Fill-back metrics

Say I am maintaining some data using dvc, and at some point decide I want to have a metric showing some data statistics (i.e. how many positive samples I have). Can I back-fill this metric to previous commits? (the goal is to track the number of positives I had after each data-commit).

If the commit history is A->B->C, I know I can go back to any commit and run a pipeline, but the metric output of this pipeline will need to be saved in a different commit, right?

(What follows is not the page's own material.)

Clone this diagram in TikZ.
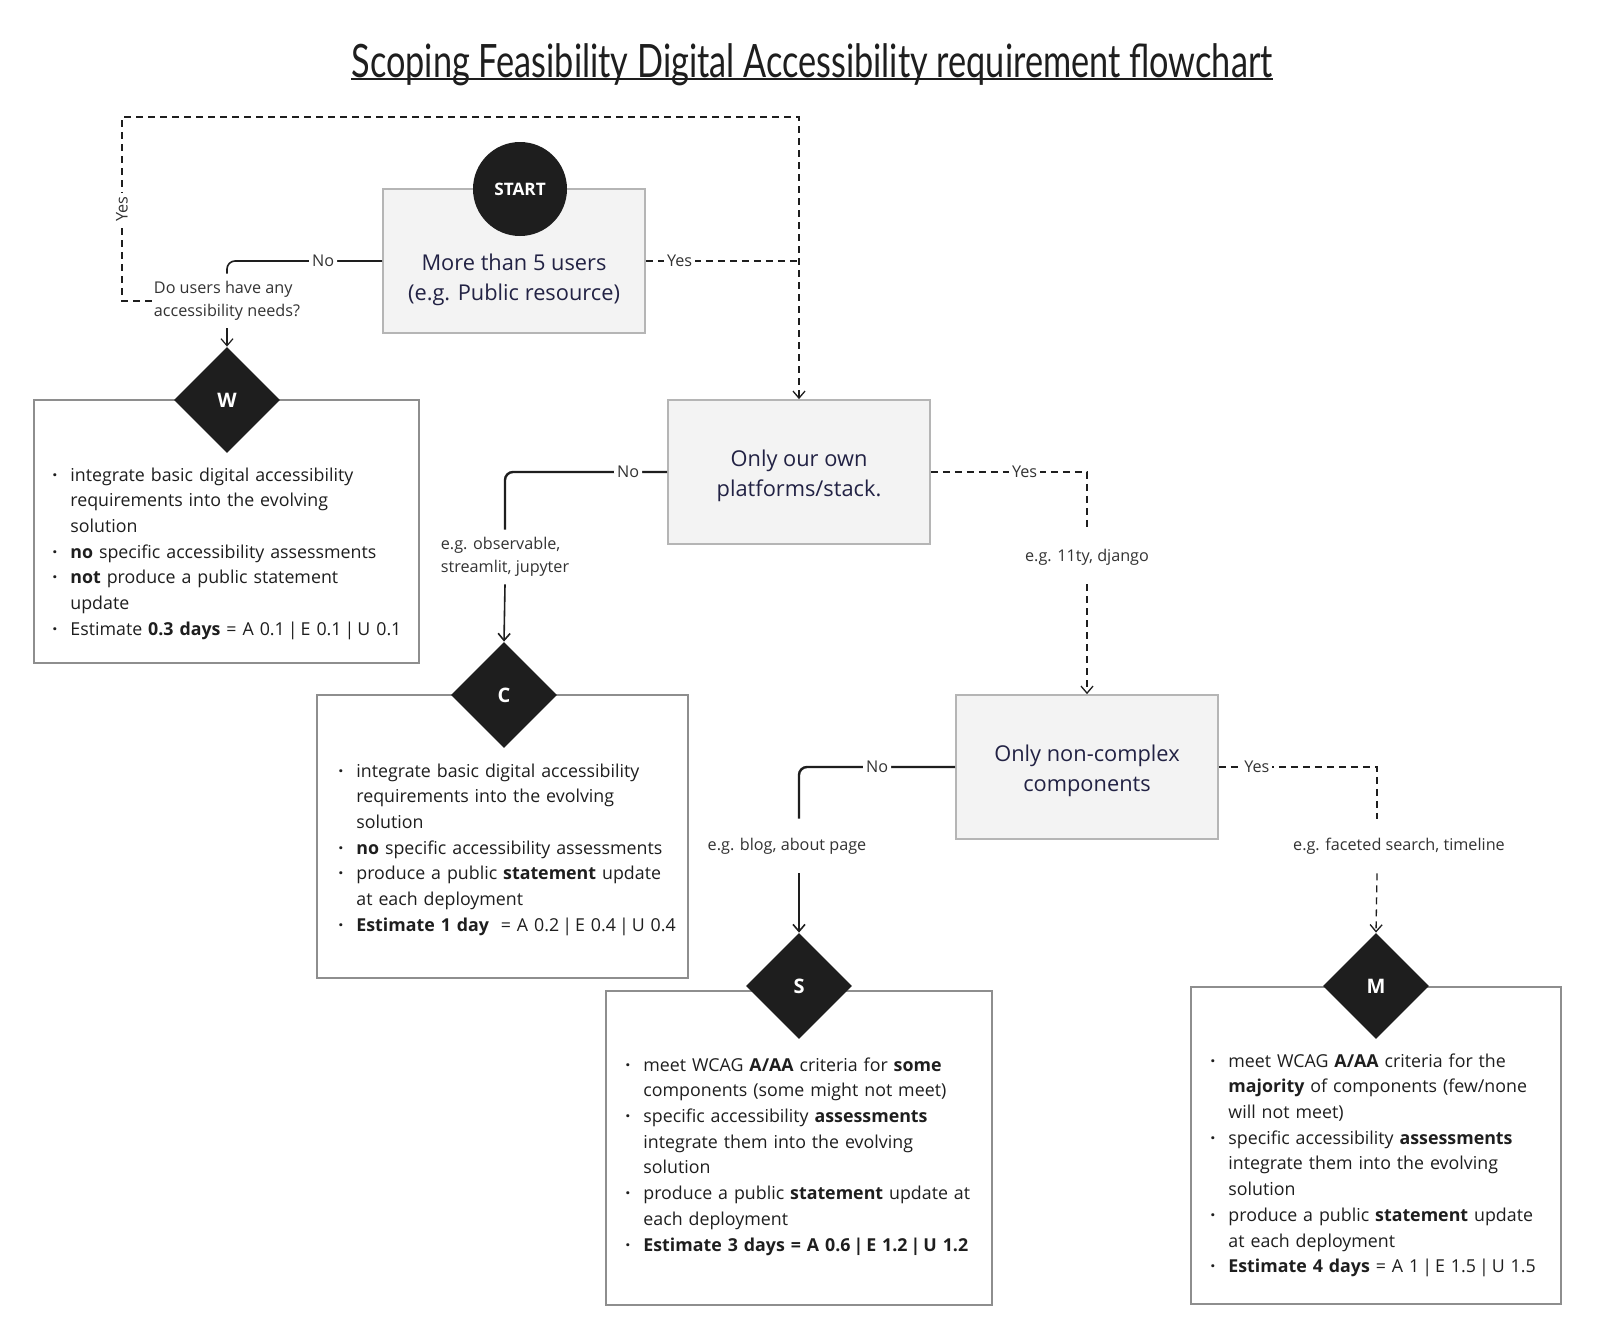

So I will have to create new git commits: A->A’ B->B’, C->C’ that will store the metric results, or is there a different way?

2 Likes

Very interesting question @jonilaserson !

I think it’s fundamentally a Git question, as versioning is done entirely with Git. (DVC does the tracking of data via placeholders in small dvc.lock and .dvc files.)

So I will have to create new git commits: A->A’ B->B’, C->C’ that will store the metric results, or is there a different way?

Correct. This can be achieved via rebase, I believe. But it may imply rewriting the commit history — sometimes frowned upon.

Please feel free to open a feature request for DVC to support this use case directly though! Sign in to GitHub · GitHub

2 Likes

I actually meant to add the three branches like this:
A->A’
|
v
B->B’
|
v
C->C’
And then I won’t need rebase, but I will still need a way to know I should collect the metrics in these “detached” commits.

So C’ is where you add the metrics to C, and then you cherry pick that commit separately onto B and onto A, creating your 2 extra branches.

still need a way to know I should collect the metrics in these “detached” commits

If the metrics are data series (plots), you can use dvc plots diff A' B' C'. See plots diff. But this feature isn’t available for plain metrics yet :slightly_frowning_face: — I just opened an issue for that.